(Set exercise):
Repeat exactly the lines of the listing below, please, starting with the first and ending with the line containing "25, step: 5"; leave out the rest.
* * * * * * * * *
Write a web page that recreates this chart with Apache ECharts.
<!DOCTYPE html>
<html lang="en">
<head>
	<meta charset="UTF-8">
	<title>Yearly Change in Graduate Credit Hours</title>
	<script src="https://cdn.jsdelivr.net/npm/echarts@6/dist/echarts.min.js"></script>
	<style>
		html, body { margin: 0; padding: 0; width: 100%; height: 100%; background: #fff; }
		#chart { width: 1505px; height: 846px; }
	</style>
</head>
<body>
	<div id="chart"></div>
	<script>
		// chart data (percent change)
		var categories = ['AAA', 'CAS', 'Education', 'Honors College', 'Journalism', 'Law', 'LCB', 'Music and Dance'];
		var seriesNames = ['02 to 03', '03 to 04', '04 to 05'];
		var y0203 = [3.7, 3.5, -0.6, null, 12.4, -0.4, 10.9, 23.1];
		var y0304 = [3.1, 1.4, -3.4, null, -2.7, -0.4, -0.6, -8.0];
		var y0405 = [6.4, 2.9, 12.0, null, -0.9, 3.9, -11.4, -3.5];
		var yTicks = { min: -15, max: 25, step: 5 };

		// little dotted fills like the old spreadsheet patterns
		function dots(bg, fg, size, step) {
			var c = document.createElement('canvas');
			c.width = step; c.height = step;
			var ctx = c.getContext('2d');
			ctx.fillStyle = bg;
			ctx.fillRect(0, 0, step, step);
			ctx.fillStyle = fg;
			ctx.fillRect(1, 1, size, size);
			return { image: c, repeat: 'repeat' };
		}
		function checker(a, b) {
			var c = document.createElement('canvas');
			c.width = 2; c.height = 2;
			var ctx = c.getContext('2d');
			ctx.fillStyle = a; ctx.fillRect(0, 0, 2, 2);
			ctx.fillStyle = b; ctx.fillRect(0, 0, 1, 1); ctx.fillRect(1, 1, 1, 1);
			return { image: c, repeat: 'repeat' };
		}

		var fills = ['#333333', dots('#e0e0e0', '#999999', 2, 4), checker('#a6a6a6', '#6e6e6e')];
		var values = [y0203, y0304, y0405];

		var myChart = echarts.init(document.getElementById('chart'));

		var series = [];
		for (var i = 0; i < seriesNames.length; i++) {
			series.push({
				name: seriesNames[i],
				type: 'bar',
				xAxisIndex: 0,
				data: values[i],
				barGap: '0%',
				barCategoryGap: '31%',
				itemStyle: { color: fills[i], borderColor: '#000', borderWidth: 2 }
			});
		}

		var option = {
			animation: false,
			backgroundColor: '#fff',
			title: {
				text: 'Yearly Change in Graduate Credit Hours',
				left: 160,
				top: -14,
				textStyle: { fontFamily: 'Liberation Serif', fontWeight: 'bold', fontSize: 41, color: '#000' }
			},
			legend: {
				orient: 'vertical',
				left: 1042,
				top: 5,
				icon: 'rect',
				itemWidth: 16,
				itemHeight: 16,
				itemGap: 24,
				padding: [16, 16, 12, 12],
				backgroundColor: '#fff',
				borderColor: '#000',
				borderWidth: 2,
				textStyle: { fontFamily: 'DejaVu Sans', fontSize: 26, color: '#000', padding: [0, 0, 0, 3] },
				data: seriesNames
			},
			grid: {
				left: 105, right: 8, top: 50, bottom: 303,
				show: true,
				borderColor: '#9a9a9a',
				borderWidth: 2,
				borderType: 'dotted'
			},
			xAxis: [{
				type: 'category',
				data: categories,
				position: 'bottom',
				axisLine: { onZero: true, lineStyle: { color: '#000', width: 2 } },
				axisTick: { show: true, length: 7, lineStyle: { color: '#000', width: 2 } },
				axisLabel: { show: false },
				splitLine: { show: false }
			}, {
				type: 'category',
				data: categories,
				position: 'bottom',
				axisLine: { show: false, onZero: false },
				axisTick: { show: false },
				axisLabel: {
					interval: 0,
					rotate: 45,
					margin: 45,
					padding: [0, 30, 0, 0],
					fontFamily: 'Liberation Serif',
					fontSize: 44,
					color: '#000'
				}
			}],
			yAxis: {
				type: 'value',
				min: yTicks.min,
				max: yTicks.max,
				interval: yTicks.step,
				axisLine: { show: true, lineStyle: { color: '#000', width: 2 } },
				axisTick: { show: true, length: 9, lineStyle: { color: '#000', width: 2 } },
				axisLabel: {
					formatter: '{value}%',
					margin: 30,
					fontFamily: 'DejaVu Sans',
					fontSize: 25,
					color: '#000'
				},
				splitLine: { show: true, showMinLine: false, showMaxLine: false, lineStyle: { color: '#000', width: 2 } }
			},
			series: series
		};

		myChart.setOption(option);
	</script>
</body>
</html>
* * * * * * * * *
(Solution to the exercise):
Write a web page that recreates this chart with Apache ECharts.
<!DOCTYPE html>
<html lang="en">
<head>
	<meta charset="UTF-8">
	<title>Yearly Change in Graduate Credit Hours</title>
	<script src="https://cdn.jsdelivr.net/npm/echarts@6/dist/echarts.min.js"></script>
	<style>
		html, body { margin: 0; padding: 0; width: 100%; height: 100%; background: #fff; }
		#chart { width: 1505px; height: 846px; }
	</style>
</head>
<body>
	<div id="chart"></div>
	<script>
		// chart data (percent change)
		var categories = ['AAA', 'CAS', 'Education', 'Honors College', 'Journalism', 'Law', 'LCB', 'Music and Dance'];
		var seriesNames = ['02 to 03', '03 to 04', '04 to 05'];
		var y0203 = [3.7, 3.5, -0.6, null, 12.4, -0.4, 10.9, 23.1];
		var y0304 = [3.1, 1.4, -3.4, null, -2.7, -0.4, -0.6, -8.0];
		var y0405 = [6.4, 2.9, 12.0, null, -0.9, 3.9, -11.4, -3.5];
		var yTicks = { min: -15, max: 25, step: 5 };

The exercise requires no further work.